━━━━━ DATASET CONTENT
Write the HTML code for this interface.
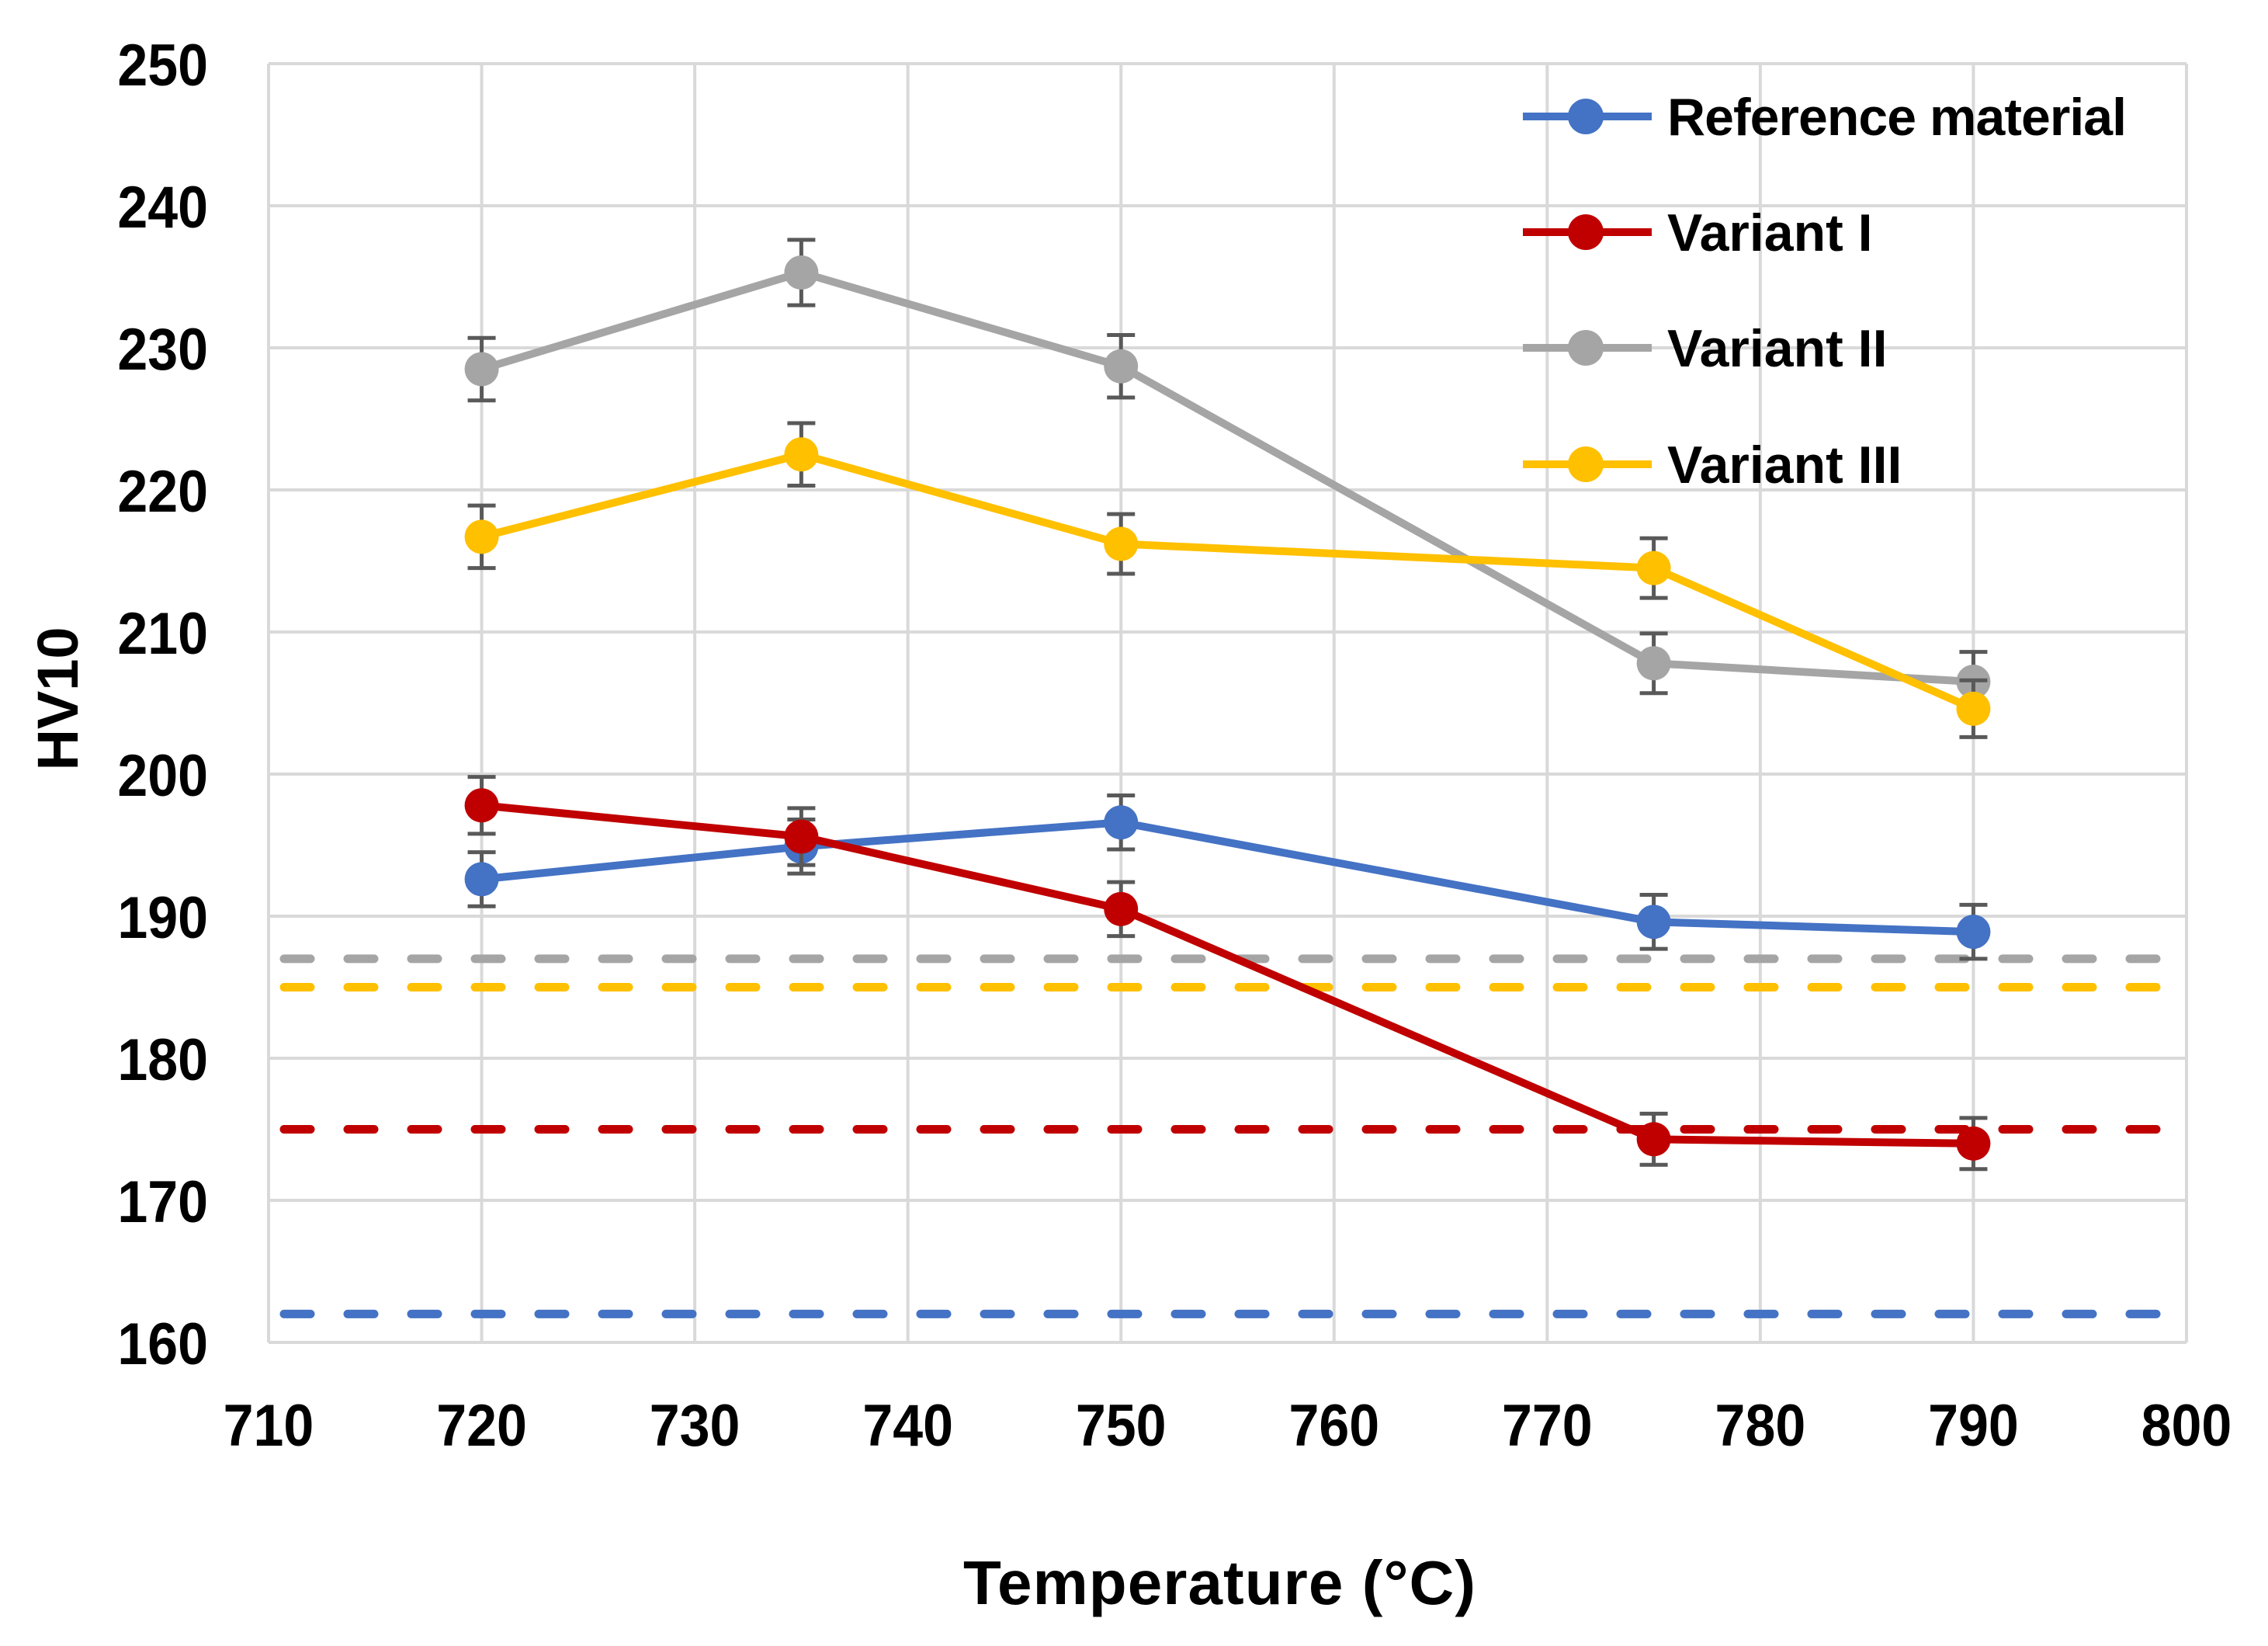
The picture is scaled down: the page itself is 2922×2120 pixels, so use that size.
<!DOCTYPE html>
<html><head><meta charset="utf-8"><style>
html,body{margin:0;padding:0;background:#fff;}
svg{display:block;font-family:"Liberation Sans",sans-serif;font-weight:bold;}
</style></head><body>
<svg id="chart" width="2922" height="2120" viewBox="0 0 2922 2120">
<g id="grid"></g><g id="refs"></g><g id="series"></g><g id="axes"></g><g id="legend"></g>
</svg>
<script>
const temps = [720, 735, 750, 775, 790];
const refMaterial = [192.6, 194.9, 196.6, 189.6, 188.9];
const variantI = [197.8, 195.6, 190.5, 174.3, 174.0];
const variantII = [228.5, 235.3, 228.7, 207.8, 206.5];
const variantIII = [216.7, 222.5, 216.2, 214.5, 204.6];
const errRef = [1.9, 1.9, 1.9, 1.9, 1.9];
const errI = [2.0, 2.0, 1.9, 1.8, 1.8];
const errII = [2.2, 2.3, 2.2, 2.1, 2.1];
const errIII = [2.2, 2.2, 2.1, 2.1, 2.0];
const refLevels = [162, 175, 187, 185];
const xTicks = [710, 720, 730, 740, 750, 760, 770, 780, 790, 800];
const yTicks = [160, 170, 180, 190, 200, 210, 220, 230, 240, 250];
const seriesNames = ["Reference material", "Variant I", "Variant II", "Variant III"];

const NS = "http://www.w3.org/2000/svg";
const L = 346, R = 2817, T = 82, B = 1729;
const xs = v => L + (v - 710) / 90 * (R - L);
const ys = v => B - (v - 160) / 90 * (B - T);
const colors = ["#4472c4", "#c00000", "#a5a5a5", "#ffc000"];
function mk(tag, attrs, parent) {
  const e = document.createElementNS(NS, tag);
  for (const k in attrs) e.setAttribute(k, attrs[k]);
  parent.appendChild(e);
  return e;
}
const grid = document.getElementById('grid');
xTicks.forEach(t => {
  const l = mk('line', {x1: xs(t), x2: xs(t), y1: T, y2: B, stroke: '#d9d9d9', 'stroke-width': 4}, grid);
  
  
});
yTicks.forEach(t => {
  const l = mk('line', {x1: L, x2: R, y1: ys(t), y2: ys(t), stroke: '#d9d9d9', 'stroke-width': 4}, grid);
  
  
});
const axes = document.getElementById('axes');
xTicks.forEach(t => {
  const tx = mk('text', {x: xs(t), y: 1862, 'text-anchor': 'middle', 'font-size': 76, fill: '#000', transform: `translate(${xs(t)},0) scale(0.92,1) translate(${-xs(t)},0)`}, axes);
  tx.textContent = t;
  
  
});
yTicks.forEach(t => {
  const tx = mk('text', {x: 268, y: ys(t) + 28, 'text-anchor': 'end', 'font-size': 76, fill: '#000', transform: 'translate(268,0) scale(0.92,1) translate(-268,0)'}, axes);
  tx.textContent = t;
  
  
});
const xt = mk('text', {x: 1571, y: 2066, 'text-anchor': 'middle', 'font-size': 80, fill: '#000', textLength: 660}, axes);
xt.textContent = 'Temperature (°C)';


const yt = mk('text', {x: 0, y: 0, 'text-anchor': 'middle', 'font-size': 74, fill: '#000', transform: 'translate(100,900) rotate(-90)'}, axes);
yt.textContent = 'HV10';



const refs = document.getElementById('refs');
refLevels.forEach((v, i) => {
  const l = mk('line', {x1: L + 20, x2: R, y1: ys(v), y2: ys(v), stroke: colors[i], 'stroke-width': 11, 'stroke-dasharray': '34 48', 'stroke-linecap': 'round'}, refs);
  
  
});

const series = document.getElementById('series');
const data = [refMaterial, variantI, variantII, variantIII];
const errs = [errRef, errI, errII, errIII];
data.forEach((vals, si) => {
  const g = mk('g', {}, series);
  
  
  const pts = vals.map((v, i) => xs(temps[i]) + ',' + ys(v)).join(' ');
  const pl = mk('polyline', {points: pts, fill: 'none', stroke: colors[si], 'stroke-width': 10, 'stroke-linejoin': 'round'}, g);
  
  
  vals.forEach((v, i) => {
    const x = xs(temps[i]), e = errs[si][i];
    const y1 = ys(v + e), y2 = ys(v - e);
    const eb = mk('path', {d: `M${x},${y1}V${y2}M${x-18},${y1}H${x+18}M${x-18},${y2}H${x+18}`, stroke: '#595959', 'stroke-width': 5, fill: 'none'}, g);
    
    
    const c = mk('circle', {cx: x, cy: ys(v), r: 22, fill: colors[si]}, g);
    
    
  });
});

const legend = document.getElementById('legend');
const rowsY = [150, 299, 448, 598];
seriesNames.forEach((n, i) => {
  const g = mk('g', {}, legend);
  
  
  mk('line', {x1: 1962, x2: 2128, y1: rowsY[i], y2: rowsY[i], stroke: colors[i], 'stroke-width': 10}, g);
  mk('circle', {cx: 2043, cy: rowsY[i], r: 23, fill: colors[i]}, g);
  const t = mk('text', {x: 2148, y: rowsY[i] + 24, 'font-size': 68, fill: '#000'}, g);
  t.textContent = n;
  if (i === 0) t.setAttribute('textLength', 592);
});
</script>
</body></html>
━━━━━━━━━━
PROBLEM TO WORK ON →
The data should be printed again unchanged; leave its pictures out.

WRITTEN REPLY →
Write the HTML code for this interface.
The picture is scaled down: the page itself is 2922×2120 pixels, so use that size.
<!DOCTYPE html>
<html><head><meta charset="utf-8"><style>
html,body{margin:0;padding:0;background:#fff;}
svg{display:block;font-family:"Liberation Sans",sans-serif;font-weight:bold;}
</style></head><body>
<svg id="chart" width="2922" height="2120" viewBox="0 0 2922 2120">
<g id="grid"></g><g id="refs"></g><g id="series"></g><g id="axes"></g><g id="legend"></g>
</svg>
<script>
const temps = [720, 735, 750, 775, 790];
const refMaterial = [192.6, 194.9, 196.6, 189.6, 188.9];
const variantI = [197.8, 195.6, 190.5, 174.3, 174.0];
const variantII = [228.5, 235.3, 228.7, 207.8, 206.5];
const variantIII = [216.7, 222.5, 216.2, 214.5, 204.6];
const errRef = [1.9, 1.9, 1.9, 1.9, 1.9];
const errI = [2.0, 2.0, 1.9, 1.8, 1.8];
const errII = [2.2, 2.3, 2.2, 2.1, 2.1];
const errIII = [2.2, 2.2, 2.1, 2.1, 2.0];
const refLevels = [162, 175, 187, 185];
const xTicks = [710, 720, 730, 740, 750, 760, 770, 780, 790, 800];
const yTicks = [160, 170, 180, 190, 200, 210, 220, 230, 240, 250];
const seriesNames = ["Reference material", "Variant I", "Variant II", "Variant III"];

const NS = "http://www.w3.org/2000/svg";
const L = 346, R = 2817, T = 82, B = 1729;
const xs = v => L + (v - 710) / 90 * (R - L);
const ys = v => B - (v - 160) / 90 * (B - T);
const colors = ["#4472c4", "#c00000", "#a5a5a5", "#ffc000"];
function mk(tag, attrs, parent) {
  const e = document.createElementNS(NS, tag);
  for (const k in attrs) e.setAttribute(k, attrs[k]);
  parent.appendChild(e);
  return e;
}
const grid = document.getElementById('grid');
xTicks.forEach(t => {
  const l = mk('line', {x1: xs(t), x2: xs(t), y1: T, y2: B, stroke: '#d9d9d9', 'stroke-width': 4}, grid);
  
  
});
yTicks.forEach(t => {
  const l = mk('line', {x1: L, x2: R, y1: ys(t), y2: ys(t), stroke: '#d9d9d9', 'stroke-width': 4}, grid);
  
  
});
const axes = document.getElementById('axes');
xTicks.forEach(t => {
  const tx = mk('text', {x: xs(t), y: 1862, 'text-anchor': 'middle', 'font-size': 76, fill: '#000', transform: `translate(${xs(t)},0) scale(0.92,1) translate(${-xs(t)},0)`}, axes);
  tx.textContent = t;
  
  
});
yTicks.forEach(t => {
  const tx = mk('text', {x: 268, y: ys(t) + 28, 'text-anchor': 'end', 'font-size': 76, fill: '#000', transform: 'translate(268,0) scale(0.92,1) translate(-268,0)'}, axes);
  tx.textContent = t;
  
  
});
const xt = mk('text', {x: 1571, y: 2066, 'text-anchor': 'middle', 'font-size': 80, fill: '#000', textLength: 660}, axes);
xt.textContent = 'Temperature (°C)';


const yt = mk('text', {x: 0, y: 0, 'text-anchor': 'middle', 'font-size': 74, fill: '#000', transform: 'translate(100,900) rotate(-90)'}, axes);
yt.textContent = 'HV10';



const refs = document.getElementById('refs');
refLevels.forEach((v, i) => {
  const l = mk('line', {x1: L + 20, x2: R, y1: ys(v), y2: ys(v), stroke: colors[i], 'stroke-width': 11, 'stroke-dasharray': '34 48', 'stroke-linecap': 'round'}, refs);
  
  
});

const series = document.getElementById('series');
const data = [refMaterial, variantI, variantII, variantIII];
const errs = [errRef, errI, errII, errIII];
data.forEach((vals, si) => {
  const g = mk('g', {}, series);
  
  
  const pts = vals.map((v, i) => xs(temps[i]) + ',' + ys(v)).join(' ');
  const pl = mk('polyline', {points: pts, fill: 'none', stroke: colors[si], 'stroke-width': 10, 'stroke-linejoin': 'round'}, g);
  
  
  vals.forEach((v, i) => {
    const x = xs(temps[i]), e = errs[si][i];
    const y1 = ys(v + e), y2 = ys(v - e);
    const eb = mk('path', {d: `M${x},${y1}V${y2}M${x-18},${y1}H${x+18}M${x-18},${y2}H${x+18}`, stroke: '#595959', 'stroke-width': 5, fill: 'none'}, g);
    
    
    const c = mk('circle', {cx: x, cy: ys(v), r: 22, fill: colors[si]}, g);
    
    
  });
});

const legend = document.getElementById('legend');
const rowsY = [150, 299, 448, 598];
seriesNames.forEach((n, i) => {
  const g = mk('g', {}, legend);
  
  
  mk('line', {x1: 1962, x2: 2128, y1: rowsY[i], y2: rowsY[i], stroke: colors[i], 'stroke-width': 10}, g);
  mk('circle', {cx: 2043, cy: rowsY[i], r: 23, fill: colors[i]}, g);
  const t = mk('text', {x: 2148, y: rowsY[i] + 24, 'font-size': 68, fill: '#000'}, g);
  t.textContent = n;
  if (i === 0) t.setAttribute('textLength', 592);
});
</script>
</body></html>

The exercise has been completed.